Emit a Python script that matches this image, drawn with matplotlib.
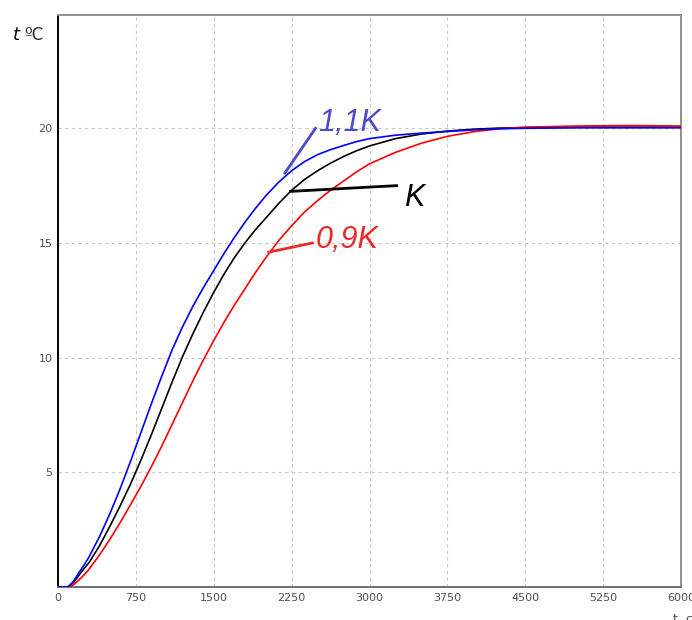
import numpy as np
import matplotlib
matplotlib.use('Agg')
from matplotlib import pyplot as plt

# время, с
t = [0, 50, 100, 150, 200, 250, 300, 400, 500, 600, 700, 800, 900, 1000,
     1100, 1200, 1300, 1400, 1500, 1600, 1700, 1800, 1900, 2000, 2125,
     2250, 2375, 2500, 2625, 2750, 2875, 3000, 3250, 3500, 3750, 4000,
     4250, 4500, 5000, 5500, 6000]

# температура при 1,1K
temp_11k = [0, 0, 0.02, 0.25, 0.62, 0.95, 1.32, 2.2, 3.2, 4.3, 5.5, 6.75,
            8.0, 9.2, 10.35, 11.35, 12.25, 13.05, 13.8, 14.55, 15.25, 15.9,
            16.5, 17.05, 17.65, 18.15, 18.55, 18.85, 19.07, 19.25, 19.42,
            19.55, 19.7, 19.79, 19.86, 19.93, 19.98, 20.0, 20.02, 20.02, 20.02]
# температура при K
temp_k = [0, 0, 0, 0.2, 0.5, 0.8, 1.07, 1.8, 2.65, 3.55, 4.5, 5.55, 6.65,
          7.8, 8.95, 10.05, 11.05, 11.98, 12.85, 13.65, 14.37, 15.0, 15.57,
          16.08, 16.72, 17.3, 17.77, 18.15, 18.48, 18.77, 19.02, 19.23, 19.55,
          19.75, 19.88, 19.96, 20.01, 20.03, 20.05, 20.05, 20.05]
# температура при 0,9K
temp_09k = [0, 0, 0, 0.1, 0.3, 0.52, 0.78, 1.4, 2.08, 2.82, 3.6, 4.4, 5.25,
            6.15, 7.1, 8.05, 9.0, 9.9, 10.75, 11.55, 12.3, 13.0, 13.7, 14.35,
            15.1, 15.75, 16.35, 16.85, 17.3, 17.7, 18.1, 18.45, 18.95, 19.35,
            19.65, 19.85, 19.98, 20.05, 20.1, 20.12, 20.1]

x_ticks = [0, 750, 1500, 2250, 3000, 3750, 4500, 5250, 6000]
y_ticks = [5, 10, 15, 20]

fig = plt.figure(figsize=(6.92, 6.2), dpi=100)
ax = fig.add_axes([58 / 692, 33 / 620, 623 / 692, 572 / 620])

ax.plot(t, temp_k, color='black', lw=1.2, zorder=3)
ax.plot(t, temp_09k, color='#ff0000', lw=1.2, zorder=3)
ax.plot(t, temp_11k, color='#0000ff', lw=1.2, zorder=4)

ax.set_xlim(0, 6000)
ax.set_ylim(0, 24.94)
ax.set_xticks(x_ticks)
ax.set_yticks(y_ticks)
ax.tick_params(length=0, labelsize=8, labelcolor='#505050', pad=4)
ax.grid(True, color='#c8c8c8', ls=(0, (3, 3)), lw=0.8)
ax.set_axisbelow(True)

ax.spines['left'].set_color('black')
ax.spines['bottom'].set_color('#707070')
ax.spines['top'].set_color('#909090')
ax.spines['right'].set_color('#909090')
for s in ax.spines.values():
    s.set_linewidth(1.4)

# подписи кривых
lab_font = dict(family='Liberation Sans', style='italic', fontsize=22)
c11 = '#4b4bcc'
c09 = '#f02828'

ax.plot([2185, 2480], [18.05, 20.0], color=c11, lw=2.0, zorder=5)
ax.text(2510, 19.9, '1,1K', color=c11, ha='left', va='baseline', **lab_font)

ax.plot([2240, 3260], [17.25, 17.5], color='black', lw=2.0, zorder=5)
ax.text(3330, 16.6, 'K', color='black', ha='left', va='baseline', **lab_font)

ax.plot([2030, 2450], [14.6, 15.0], color=c09, lw=2.0, zorder=5)
ax.text(2480, 14.8, '0,9K', color=c09, ha='left', va='baseline', **lab_font)

# подписи осей
fig.text(13 / 692, 1 - 40 / 620, 't', family='DejaVu Sans', style='italic',
         fontsize=13, color='black', va='baseline')
fig.text(24 / 692, 1 - 40 / 620, 'ºC', family='DejaVu Sans', fontsize=12,
         color='#303030', va='baseline')
fig.text(673 / 692, 1 - 613 / 620, 't, c', family='DejaVu Sans', fontsize=9,
         color='#505050', va='top')

fig.savefig('out.png', dpi=100)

* * * * * * *

What you have to do:
Go through the material and select each line with the string "matplotlib" in it.

Written response:
Emit a Python script that matches this image, drawn with matplotlib.
import matplotlib
matplotlib.use('Agg')
from matplotlib import pyplot as plt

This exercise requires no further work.